From the first line of the data below, copy each line up to the one containing "const il12Ticks = [0, 50, 100, 150];", and include that line too.

****************************************

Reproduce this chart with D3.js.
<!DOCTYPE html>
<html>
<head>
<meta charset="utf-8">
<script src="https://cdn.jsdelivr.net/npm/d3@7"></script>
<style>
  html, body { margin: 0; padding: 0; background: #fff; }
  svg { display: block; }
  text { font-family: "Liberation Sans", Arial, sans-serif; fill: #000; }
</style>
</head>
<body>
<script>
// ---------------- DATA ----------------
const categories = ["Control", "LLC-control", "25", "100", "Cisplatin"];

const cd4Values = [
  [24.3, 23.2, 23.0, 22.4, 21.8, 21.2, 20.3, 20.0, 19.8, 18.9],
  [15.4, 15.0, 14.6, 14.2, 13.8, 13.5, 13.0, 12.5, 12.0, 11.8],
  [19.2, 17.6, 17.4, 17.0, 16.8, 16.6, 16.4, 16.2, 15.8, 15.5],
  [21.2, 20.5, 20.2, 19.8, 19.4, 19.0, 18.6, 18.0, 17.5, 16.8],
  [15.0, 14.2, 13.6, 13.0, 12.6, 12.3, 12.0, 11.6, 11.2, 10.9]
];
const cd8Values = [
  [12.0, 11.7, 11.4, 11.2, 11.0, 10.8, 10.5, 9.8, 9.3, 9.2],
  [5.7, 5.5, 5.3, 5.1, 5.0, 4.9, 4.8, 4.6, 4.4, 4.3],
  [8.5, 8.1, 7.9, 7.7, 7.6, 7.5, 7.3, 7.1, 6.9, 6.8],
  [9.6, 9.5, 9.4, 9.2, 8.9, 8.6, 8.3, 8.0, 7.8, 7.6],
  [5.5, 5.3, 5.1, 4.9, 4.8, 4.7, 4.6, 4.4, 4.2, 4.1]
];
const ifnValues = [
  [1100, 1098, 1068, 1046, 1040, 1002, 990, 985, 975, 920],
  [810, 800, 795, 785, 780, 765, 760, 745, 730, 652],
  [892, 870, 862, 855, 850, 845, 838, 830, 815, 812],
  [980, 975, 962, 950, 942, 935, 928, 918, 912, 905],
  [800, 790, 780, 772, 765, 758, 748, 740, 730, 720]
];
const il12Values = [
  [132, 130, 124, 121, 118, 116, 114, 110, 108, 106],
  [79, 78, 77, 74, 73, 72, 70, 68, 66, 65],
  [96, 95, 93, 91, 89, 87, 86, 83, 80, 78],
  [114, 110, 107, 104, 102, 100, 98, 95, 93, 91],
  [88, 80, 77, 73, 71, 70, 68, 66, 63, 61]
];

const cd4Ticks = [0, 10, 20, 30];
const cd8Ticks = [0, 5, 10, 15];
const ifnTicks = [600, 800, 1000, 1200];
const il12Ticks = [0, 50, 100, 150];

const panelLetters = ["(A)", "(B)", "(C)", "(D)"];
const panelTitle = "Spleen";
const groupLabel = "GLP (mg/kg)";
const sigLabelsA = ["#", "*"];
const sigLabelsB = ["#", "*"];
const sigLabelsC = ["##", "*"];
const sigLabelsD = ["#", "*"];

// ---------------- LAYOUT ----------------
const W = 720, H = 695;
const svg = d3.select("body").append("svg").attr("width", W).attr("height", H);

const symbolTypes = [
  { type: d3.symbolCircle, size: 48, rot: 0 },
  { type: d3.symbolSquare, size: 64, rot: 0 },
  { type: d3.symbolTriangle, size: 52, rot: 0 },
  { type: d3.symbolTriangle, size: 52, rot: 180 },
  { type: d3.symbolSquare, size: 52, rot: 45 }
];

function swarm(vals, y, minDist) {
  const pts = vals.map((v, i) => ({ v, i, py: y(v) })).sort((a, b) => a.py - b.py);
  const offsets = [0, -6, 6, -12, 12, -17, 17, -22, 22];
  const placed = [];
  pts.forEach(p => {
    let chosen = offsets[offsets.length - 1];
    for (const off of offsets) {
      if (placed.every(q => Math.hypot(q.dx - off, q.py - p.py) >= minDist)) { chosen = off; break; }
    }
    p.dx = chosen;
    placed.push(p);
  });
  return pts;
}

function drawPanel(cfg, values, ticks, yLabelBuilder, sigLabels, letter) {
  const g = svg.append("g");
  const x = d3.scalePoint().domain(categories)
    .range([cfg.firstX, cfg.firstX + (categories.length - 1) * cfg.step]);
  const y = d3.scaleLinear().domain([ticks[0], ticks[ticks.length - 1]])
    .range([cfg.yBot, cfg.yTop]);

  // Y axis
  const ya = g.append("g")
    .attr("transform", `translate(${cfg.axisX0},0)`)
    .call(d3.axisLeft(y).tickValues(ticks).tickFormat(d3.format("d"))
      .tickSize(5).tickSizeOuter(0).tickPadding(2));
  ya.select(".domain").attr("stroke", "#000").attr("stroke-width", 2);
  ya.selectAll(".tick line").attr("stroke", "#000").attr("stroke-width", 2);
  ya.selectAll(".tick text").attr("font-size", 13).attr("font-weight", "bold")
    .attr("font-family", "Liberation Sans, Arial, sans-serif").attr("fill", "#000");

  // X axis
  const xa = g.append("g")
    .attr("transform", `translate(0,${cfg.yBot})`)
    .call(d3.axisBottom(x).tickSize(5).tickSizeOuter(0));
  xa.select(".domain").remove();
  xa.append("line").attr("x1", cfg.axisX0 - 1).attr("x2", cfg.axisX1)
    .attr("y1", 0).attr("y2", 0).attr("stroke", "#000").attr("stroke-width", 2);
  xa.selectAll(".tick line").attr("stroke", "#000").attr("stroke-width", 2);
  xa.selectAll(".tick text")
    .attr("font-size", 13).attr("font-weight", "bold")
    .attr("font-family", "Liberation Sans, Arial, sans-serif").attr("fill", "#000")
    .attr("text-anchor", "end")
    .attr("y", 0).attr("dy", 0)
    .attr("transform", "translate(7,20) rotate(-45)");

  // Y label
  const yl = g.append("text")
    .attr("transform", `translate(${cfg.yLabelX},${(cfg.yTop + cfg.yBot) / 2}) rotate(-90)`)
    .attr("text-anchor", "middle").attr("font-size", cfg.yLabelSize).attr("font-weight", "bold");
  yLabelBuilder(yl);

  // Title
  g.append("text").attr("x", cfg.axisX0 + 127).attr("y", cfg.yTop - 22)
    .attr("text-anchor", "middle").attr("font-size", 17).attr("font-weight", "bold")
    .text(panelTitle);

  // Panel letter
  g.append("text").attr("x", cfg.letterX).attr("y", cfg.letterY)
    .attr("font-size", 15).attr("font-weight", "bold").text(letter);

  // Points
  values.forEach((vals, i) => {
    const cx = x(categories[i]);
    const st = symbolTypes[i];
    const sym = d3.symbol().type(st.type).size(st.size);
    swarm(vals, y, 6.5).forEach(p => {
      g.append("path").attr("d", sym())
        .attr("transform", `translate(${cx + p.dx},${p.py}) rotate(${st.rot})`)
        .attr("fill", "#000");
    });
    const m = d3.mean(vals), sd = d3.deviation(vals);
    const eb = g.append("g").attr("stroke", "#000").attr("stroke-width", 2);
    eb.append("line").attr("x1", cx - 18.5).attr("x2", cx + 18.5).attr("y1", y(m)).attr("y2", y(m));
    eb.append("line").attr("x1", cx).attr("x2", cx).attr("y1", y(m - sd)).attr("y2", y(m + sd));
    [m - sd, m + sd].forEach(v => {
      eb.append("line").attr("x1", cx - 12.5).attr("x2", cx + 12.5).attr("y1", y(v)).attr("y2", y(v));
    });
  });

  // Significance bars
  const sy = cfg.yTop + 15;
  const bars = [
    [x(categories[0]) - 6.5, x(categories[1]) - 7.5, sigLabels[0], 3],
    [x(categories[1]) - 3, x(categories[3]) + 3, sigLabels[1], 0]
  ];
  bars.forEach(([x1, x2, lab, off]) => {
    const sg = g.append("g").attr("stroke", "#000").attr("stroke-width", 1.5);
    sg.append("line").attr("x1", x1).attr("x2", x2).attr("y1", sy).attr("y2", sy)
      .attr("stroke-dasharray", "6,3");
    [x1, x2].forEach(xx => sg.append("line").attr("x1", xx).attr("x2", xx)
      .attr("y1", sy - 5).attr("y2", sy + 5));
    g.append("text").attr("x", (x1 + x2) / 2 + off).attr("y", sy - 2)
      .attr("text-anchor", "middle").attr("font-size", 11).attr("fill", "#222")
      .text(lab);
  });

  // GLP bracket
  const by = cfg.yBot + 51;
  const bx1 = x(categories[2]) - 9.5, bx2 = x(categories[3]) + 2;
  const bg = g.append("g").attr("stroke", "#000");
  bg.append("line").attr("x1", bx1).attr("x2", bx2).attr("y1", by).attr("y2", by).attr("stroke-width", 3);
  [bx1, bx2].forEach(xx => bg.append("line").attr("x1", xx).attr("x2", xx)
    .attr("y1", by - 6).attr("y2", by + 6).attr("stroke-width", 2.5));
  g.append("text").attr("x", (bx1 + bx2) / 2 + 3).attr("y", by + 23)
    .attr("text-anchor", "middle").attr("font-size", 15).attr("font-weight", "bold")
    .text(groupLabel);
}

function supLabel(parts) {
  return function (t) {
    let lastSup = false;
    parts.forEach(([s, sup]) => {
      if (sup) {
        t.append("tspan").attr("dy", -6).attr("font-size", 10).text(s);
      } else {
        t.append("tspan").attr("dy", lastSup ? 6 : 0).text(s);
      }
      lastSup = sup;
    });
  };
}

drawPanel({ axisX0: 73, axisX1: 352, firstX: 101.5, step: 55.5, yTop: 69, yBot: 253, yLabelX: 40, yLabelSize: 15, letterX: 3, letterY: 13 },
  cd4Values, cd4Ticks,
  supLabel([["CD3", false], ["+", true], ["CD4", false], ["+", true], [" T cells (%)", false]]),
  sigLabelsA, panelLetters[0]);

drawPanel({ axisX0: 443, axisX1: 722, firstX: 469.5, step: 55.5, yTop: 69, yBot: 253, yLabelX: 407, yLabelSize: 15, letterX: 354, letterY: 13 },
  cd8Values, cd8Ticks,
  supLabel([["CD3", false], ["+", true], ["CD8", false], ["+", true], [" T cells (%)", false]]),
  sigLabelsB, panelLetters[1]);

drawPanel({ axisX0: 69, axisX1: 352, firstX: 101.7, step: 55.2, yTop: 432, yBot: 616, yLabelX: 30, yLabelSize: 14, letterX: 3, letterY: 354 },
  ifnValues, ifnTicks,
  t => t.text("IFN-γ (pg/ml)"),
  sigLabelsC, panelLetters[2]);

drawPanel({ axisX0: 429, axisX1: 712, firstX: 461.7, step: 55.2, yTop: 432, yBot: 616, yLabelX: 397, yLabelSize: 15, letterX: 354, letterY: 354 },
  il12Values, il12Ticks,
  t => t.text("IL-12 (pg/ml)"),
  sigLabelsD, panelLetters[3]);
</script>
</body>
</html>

****************************************

> _Solution to the problem_
Reproduce this chart with D3.js.
<!DOCTYPE html>
<html>
<head>
<meta charset="utf-8">
<script src="https://cdn.jsdelivr.net/npm/d3@7"></script>
<style>
  html, body { margin: 0; padding: 0; background: #fff; }
  svg { display: block; }
  text { font-family: "Liberation Sans", Arial, sans-serif; fill: #000; }
</style>
</head>
<body>
<script>
// ---------------- DATA ----------------
const categories = ["Control", "LLC-control", "25", "100", "Cisplatin"];

const cd4Values = [
  [24.3, 23.2, 23.0, 22.4, 21.8, 21.2, 20.3, 20.0, 19.8, 18.9],
  [15.4, 15.0, 14.6, 14.2, 13.8, 13.5, 13.0, 12.5, 12.0, 11.8],
  [19.2, 17.6, 17.4, 17.0, 16.8, 16.6, 16.4, 16.2, 15.8, 15.5],
  [21.2, 20.5, 20.2, 19.8, 19.4, 19.0, 18.6, 18.0, 17.5, 16.8],
  [15.0, 14.2, 13.6, 13.0, 12.6, 12.3, 12.0, 11.6, 11.2, 10.9]
];
const cd8Values = [
  [12.0, 11.7, 11.4, 11.2, 11.0, 10.8, 10.5, 9.8, 9.3, 9.2],
  [5.7, 5.5, 5.3, 5.1, 5.0, 4.9, 4.8, 4.6, 4.4, 4.3],
  [8.5, 8.1, 7.9, 7.7, 7.6, 7.5, 7.3, 7.1, 6.9, 6.8],
  [9.6, 9.5, 9.4, 9.2, 8.9, 8.6, 8.3, 8.0, 7.8, 7.6],
  [5.5, 5.3, 5.1, 4.9, 4.8, 4.7, 4.6, 4.4, 4.2, 4.1]
];
const ifnValues = [
  [1100, 1098, 1068, 1046, 1040, 1002, 990, 985, 975, 920],
  [810, 800, 795, 785, 780, 765, 760, 745, 730, 652],
  [892, 870, 862, 855, 850, 845, 838, 830, 815, 812],
  [980, 975, 962, 950, 942, 935, 928, 918, 912, 905],
  [800, 790, 780, 772, 765, 758, 748, 740, 730, 720]
];
const il12Values = [
  [132, 130, 124, 121, 118, 116, 114, 110, 108, 106],
  [79, 78, 77, 74, 73, 72, 70, 68, 66, 65],
  [96, 95, 93, 91, 89, 87, 86, 83, 80, 78],
  [114, 110, 107, 104, 102, 100, 98, 95, 93, 91],
  [88, 80, 77, 73, 71, 70, 68, 66, 63, 61]
];

const cd4Ticks = [0, 10, 20, 30];
const cd8Ticks = [0, 5, 10, 15];
const ifnTicks = [600, 800, 1000, 1200];
const il12Ticks = [0, 50, 100, 150];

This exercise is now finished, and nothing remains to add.